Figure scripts
>> begin
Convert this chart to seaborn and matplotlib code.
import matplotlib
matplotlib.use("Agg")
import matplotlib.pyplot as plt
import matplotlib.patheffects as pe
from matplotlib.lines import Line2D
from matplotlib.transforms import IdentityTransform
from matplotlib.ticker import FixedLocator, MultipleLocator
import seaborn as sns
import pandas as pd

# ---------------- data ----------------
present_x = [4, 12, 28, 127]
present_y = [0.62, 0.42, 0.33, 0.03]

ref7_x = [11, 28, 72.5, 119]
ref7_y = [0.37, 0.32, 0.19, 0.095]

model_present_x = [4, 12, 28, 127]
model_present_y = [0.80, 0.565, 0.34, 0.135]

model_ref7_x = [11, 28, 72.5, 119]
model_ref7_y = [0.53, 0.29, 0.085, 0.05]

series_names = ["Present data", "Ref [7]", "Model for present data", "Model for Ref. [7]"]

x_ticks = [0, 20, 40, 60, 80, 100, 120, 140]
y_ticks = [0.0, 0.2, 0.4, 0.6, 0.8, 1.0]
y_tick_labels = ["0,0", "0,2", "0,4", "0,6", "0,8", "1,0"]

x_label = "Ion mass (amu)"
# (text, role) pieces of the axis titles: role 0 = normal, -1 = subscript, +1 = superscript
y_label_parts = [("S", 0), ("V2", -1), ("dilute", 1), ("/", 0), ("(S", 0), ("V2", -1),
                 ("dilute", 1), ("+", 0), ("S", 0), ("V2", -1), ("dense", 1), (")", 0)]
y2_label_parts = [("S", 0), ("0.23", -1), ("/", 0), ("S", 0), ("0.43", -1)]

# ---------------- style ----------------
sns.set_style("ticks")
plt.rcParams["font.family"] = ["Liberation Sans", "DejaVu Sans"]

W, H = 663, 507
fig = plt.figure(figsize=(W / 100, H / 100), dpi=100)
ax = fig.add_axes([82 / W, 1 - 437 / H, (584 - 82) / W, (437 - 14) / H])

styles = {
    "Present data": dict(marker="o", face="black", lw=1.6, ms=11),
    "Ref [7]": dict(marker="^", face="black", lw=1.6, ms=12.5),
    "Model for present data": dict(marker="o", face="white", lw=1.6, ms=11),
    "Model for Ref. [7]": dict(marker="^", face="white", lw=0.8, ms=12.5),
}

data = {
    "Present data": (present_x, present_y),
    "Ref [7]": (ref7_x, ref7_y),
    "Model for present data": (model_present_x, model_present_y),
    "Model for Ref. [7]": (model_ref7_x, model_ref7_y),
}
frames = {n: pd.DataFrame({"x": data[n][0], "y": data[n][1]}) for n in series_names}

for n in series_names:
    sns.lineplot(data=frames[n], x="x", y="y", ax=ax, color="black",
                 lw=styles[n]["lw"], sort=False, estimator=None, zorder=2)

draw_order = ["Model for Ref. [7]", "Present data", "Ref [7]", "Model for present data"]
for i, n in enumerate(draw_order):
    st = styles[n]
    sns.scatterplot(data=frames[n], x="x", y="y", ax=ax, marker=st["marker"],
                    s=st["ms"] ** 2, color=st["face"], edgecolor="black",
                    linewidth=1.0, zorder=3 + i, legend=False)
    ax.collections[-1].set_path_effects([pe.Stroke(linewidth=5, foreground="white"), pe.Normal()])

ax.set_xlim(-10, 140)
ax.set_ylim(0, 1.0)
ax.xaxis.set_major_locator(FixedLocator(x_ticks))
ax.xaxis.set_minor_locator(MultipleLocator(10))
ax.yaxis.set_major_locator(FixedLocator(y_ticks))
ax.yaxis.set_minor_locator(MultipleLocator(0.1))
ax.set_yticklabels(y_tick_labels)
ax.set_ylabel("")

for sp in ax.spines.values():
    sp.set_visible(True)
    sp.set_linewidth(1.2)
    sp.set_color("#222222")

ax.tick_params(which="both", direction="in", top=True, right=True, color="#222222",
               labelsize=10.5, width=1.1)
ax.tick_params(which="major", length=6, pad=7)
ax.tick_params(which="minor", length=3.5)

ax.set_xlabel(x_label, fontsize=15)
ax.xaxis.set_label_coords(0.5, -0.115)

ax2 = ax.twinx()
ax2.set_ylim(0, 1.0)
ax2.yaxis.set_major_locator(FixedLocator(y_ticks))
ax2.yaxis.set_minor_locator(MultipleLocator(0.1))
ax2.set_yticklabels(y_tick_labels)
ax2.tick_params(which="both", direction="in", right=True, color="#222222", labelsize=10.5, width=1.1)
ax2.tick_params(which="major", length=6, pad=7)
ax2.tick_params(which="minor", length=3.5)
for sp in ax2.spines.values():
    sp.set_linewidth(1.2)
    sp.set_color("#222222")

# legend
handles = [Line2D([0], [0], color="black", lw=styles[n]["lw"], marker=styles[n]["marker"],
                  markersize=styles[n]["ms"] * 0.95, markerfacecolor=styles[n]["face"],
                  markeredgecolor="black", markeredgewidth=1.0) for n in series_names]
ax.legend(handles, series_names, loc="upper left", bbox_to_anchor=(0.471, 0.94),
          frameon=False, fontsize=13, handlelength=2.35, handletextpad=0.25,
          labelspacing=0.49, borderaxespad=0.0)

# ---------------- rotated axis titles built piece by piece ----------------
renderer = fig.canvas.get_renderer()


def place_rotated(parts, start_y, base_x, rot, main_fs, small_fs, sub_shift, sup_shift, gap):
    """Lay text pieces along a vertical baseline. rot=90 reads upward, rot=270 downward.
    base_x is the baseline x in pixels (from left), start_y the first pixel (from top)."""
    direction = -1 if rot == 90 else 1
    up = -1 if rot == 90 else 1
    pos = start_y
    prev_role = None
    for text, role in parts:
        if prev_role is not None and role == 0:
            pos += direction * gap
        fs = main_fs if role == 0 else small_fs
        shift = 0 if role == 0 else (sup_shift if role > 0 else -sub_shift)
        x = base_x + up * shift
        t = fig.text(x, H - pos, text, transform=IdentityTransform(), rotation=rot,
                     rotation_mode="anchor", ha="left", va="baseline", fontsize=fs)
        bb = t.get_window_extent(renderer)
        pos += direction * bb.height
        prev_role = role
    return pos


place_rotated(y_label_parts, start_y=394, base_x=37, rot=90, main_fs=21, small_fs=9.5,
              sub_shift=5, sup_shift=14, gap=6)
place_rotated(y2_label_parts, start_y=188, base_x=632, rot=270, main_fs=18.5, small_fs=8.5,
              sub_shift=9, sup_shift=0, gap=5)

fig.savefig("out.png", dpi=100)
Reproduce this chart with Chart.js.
>> end
» **Problem to work on**: In the records above, find each line with the word "seaborn" and copy it.

» **Exercise answer**:
Convert this chart to seaborn and matplotlib code.
import seaborn as sns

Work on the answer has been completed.